- [EXERCISE DIRECTIONS] Extract word for word the lines of the listing from its start to the line holding "W, H = 2328, 1066", both ends kept; pictures are not part of the copy.
================================
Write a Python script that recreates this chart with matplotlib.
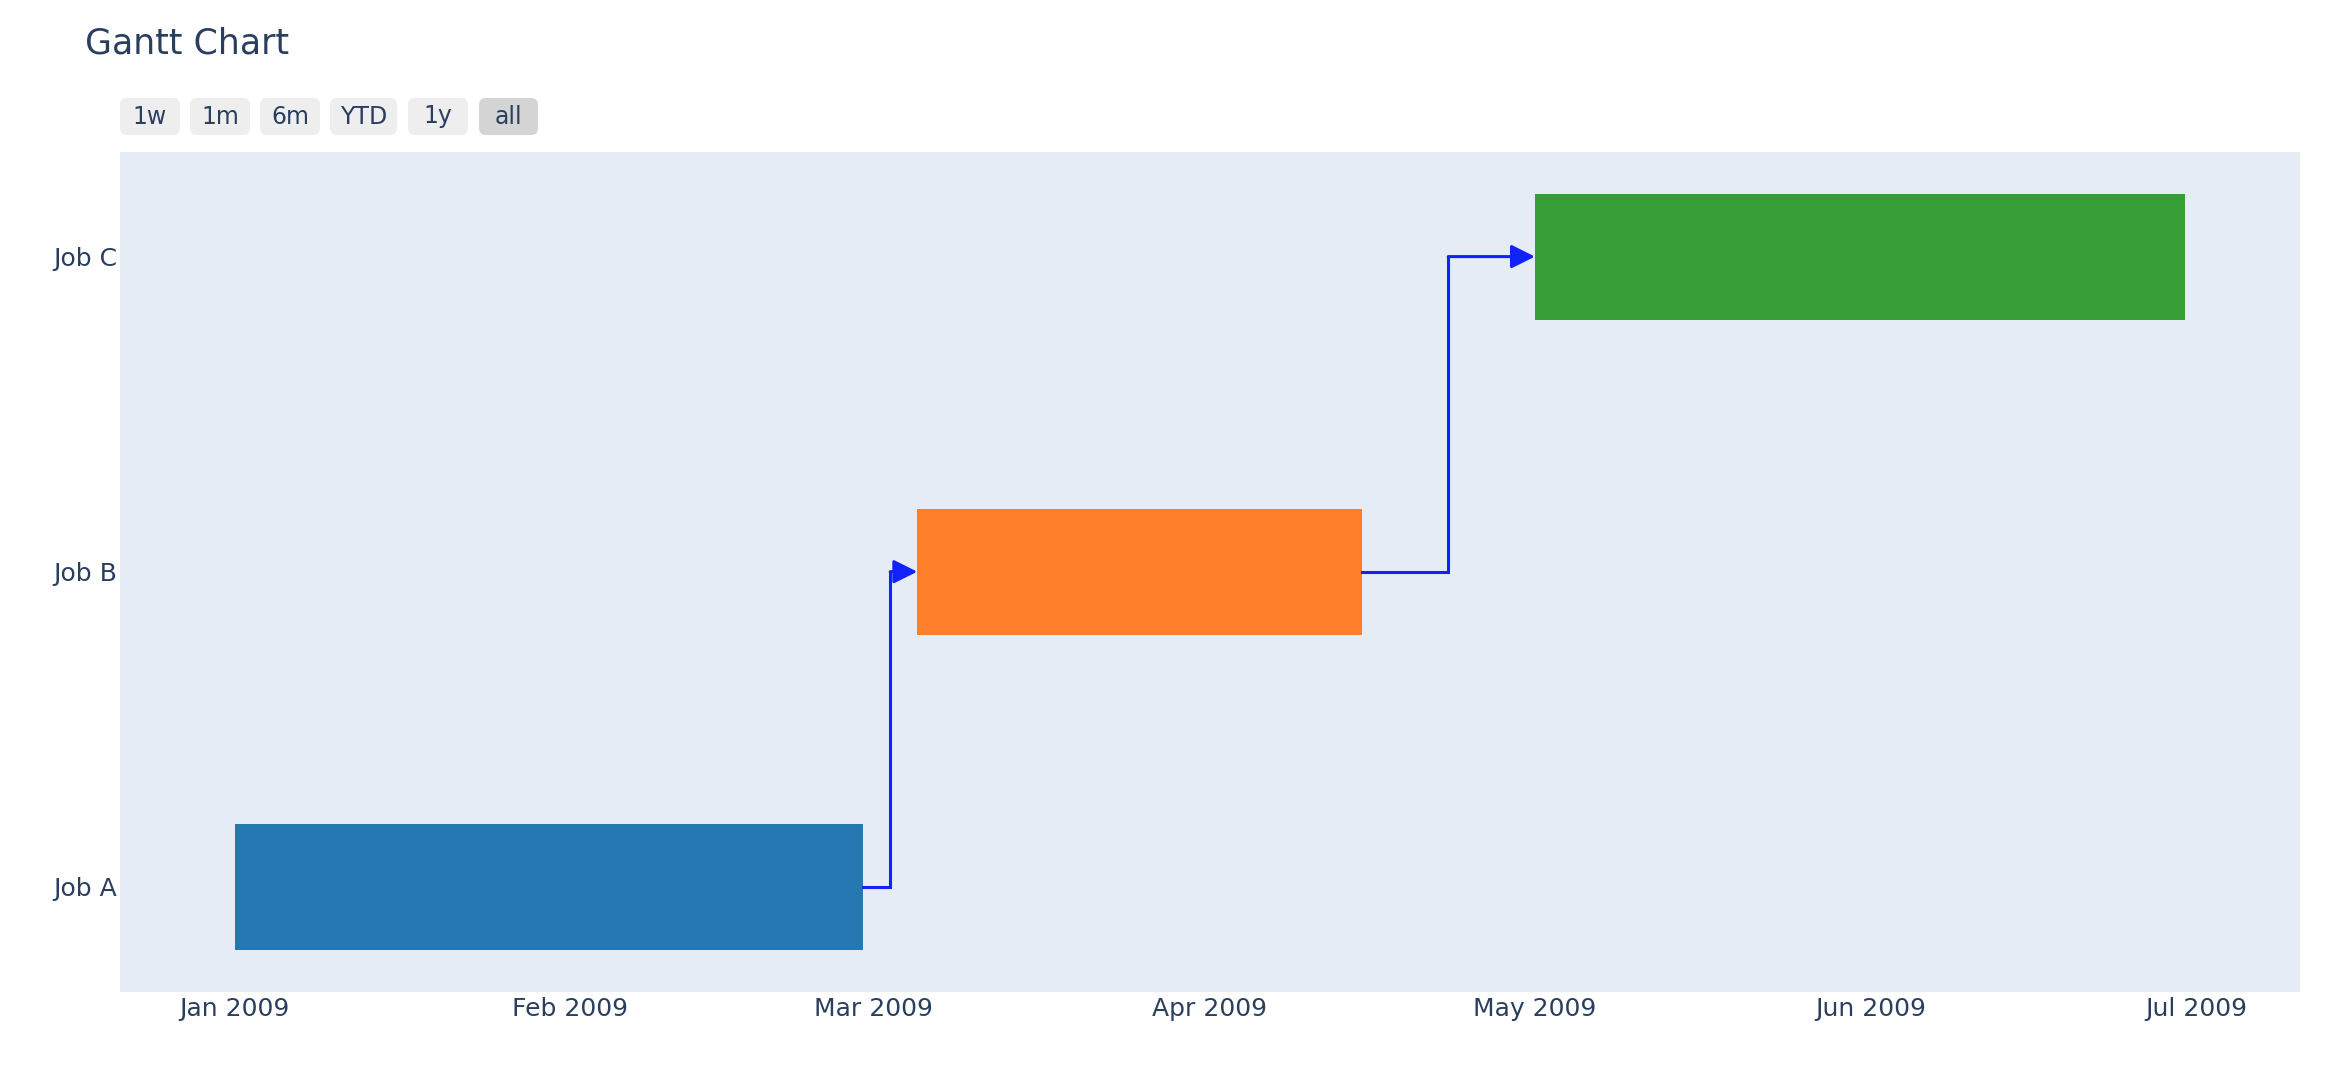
import datetime as dt
import matplotlib
matplotlib.use("Agg")
import matplotlib.pyplot as plt
import matplotlib.dates as mdates
from matplotlib.patches import FancyBboxPatch

# Data
jobs = ["Job A", "Job B", "Job C"]
starts = ["2009-01-01", "2009-03-05", "2009-05-01"]
finishes = ["2009-02-28", "2009-04-15", "2009-06-30"]
bar_colors = ["#2678b2", "#fe7f2a", "#359e35"]
# dependencies: (from job index, to job index)
links = [(0, 1), (1, 2)]
tick_months = ["2009-01-01", "2009-02-01", "2009-03-01", "2009-04-01",
               "2009-05-01", "2009-06-01", "2009-07-01"]
buttons = ["1w", "1m", "6m", "YTD", "1y", "all"]
active_button = "all"

text_color = "#2a3f5f"
W, H = 2328, 1066

plt.rcParams["font.family"] = ["DejaVu Sans"]
fig = plt.figure(figsize=(W / 100, H / 100), dpi=100)
ax = fig.add_axes([120 / W, 1 - 992 / H, (2300 - 120) / W, (992 - 152) / H])
ax.set_facecolor("#e5ecf6")

to_num = lambda s: mdates.date2num(dt.datetime.strptime(s, "%Y-%m-%d"))
s_num = [to_num(s) for s in starts]
f_num = [to_num(f) for f in finishes]

# Bars
for i, job in enumerate(jobs):
    ax.barh(i, f_num[i] - s_num[i], left=s_num[i], height=0.4,
            color=bar_colors[i], linewidth=0, zorder=2)

# Dependency connectors (elbow, half way between the two bars)
for a, b in links:
    mid = (f_num[a] + s_num[b]) / 2
    ax.plot([f_num[a], mid, mid], [a, a, b], color="#1122ff", lw=2.2,
            solid_joinstyle="miter", zorder=3)
    ax.annotate("", xy=(s_num[b], b), xytext=(mid, b),
                arrowprops=dict(arrowstyle="-|>,head_length=0.72,head_width=0.36",
                                mutation_scale=20, color="#1122ff", lw=2.2,
                                shrinkA=0, shrinkB=0),
                zorder=3)

# Axes ranges
x0 = to_num("2009-01-01")
ax.set_xlim(x0 - 10.57, x0 + 190.6)
ax.set_ylim(-0.334, 2.332)

ax.set_xticks([to_num(m) for m in tick_months])
ax.xaxis.set_major_formatter(mdates.DateFormatter("%b %Y"))
ax.set_yticks(range(len(jobs)))
ax.set_yticklabels(jobs)
ax.tick_params(axis="x", length=0, pad=3.5, labelsize=18, labelcolor=text_color)
ax.tick_params(axis="y", length=0, pad=2, labelsize=18, labelcolor=text_color)
for sp in ax.spines.values():
    sp.set_visible(False)

# Title
fig.text(85 / W, 1 - 53 / H, "Gantt Chart", fontsize=25, color=text_color,
         ha="left", va="baseline")

# Range selector buttons
btn_left = [120, 190, 260, 330, 408, 479]
btn_right = [180, 250, 320, 397, 468, 538]
btn_top, btn_bottom = 98, 135
for lbl, l, r in zip(buttons, btn_left, btn_right):
    fc = "#d4d4d4" if lbl == active_button else "#eeeeee"
    box = FancyBboxPatch((l / W, 1 - btn_bottom / H), (r - l) / W,
                         (btn_bottom - btn_top) / H,
                         boxstyle="round,pad=0,rounding_size=0.003",
                         transform=fig.transFigure, fc=fc, ec="none",
                         mutation_aspect=W / H)
    fig.patches.append(box)
    fig.text((l + r) / 2 / W, 1 - (btn_top + btn_bottom) / 2 / H, lbl,
             fontsize=17, color=text_color, ha="center", va="center")

fig.savefig("out.png", dpi=100, facecolor="white")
================================
- [SOLUTION FOR THIS EXERCISE]
Write a Python script that recreates this chart with matplotlib.
import datetime as dt
import matplotlib
matplotlib.use("Agg")
import matplotlib.pyplot as plt
import matplotlib.dates as mdates
from matplotlib.patches import FancyBboxPatch

# Data
jobs = ["Job A", "Job B", "Job C"]
starts = ["2009-01-01", "2009-03-05", "2009-05-01"]
finishes = ["2009-02-28", "2009-04-15", "2009-06-30"]
bar_colors = ["#2678b2", "#fe7f2a", "#359e35"]
# dependencies: (from job index, to job index)
links = [(0, 1), (1, 2)]
tick_months = ["2009-01-01", "2009-02-01", "2009-03-01", "2009-04-01",
               "2009-05-01", "2009-06-01", "2009-07-01"]
buttons = ["1w", "1m", "6m", "YTD", "1y", "all"]
active_button = "all"

text_color = "#2a3f5f"
W, H = 2328, 1066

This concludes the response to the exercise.